Record results from BP ensured the FTSE 100 Index kept the landmark 5000 barrier within its sights today.
Shares in the UK’s largest company rose 1% after it announced profits of 16.2 billion US dollars (£8.7 billion), adding to the rosy glow around the sector generated by Shell last week.
By lunchtime, the Footsie was ahead by 8.8 points at 4988.6, although this was only half the progress it made earlier in the session.
Jimmy Yates, of deal4free.com, said: “Without doubt 5000 on the FTSE is now within striking distance and psychologically this could prove to be a difficult level to break.”
Lingering concerns over the budget proposals from President Bush in the US could limit progress by the Dow Jones Industrial Average today, with analysts expecting it to open around the break-even mark.
In London, BP advanced 3.5p to 547.5p after the soaring oil price lifted its results performance and Cairn Energy was up 19p at 1154p. Rival Shell, which last week unveiled even bigger profits, moved in the opposite direction with a 1.25p fall to 483.25p.
But the biggest gains came from the hotel sector after broker UBS issued a positive note on Hilton.
Hilton was at the top of the Footsie risers board with a rise of 7.75p to 312.5p, while rival InterContinental Hotels cheered 12.5p to 694.5p.

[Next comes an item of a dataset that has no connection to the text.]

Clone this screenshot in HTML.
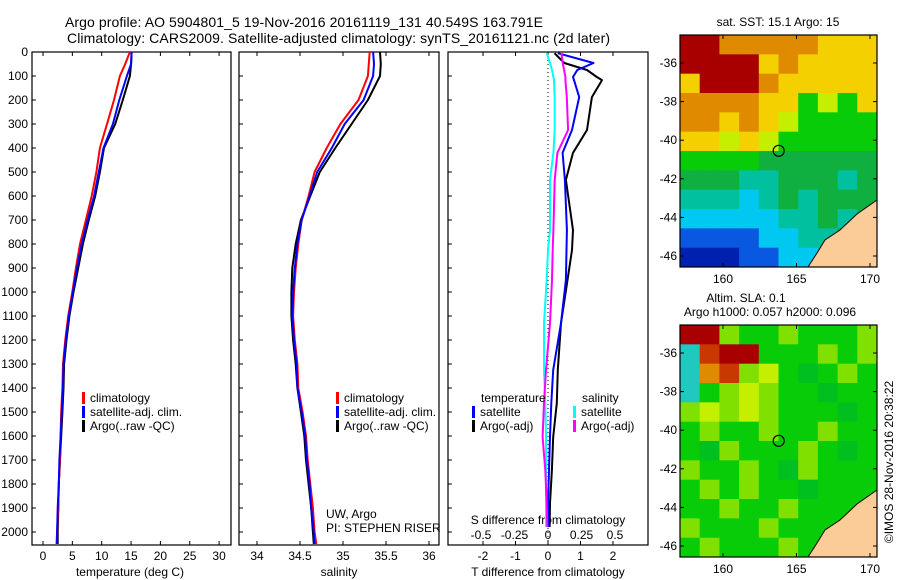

Favourable broker comments were also stoking interest in the tobacco sector, with Dresdner Kleinwort Wasserstein now urging investors to buy shares in BAT, which rose 15p to 987.5p. Silk Cut owner Gallaher and Imperial Tobacco also improved, up 14,5p and 16p to 827p and 1454p respectively.
In contrast, sugar group Tate & Lyle was the third heaviest faller despite unveiling a deal to supply its sweetener to Diet Coke. Shares rose 7% yesterday but fell back 1% on today’s announcement, off 6p to 495p as the firm said the move would not materially affect short-term earnings.
Outside the top flight, gaming group Wembley cheered nearly 8%, up 56p to 797p, after agreeing to offload its division in the United States.
Tool rental company Brandon Hire added half a penny to 169p as it unveiled record annual sales and profits after boosting the size of its business by a third.
However, telecoms equipment group Marconi was in the red as it reported a 5% lift in third-quarter sales but said margins this year would be towards the lower end of expectations. Shares fell 32.5p to 593.5p.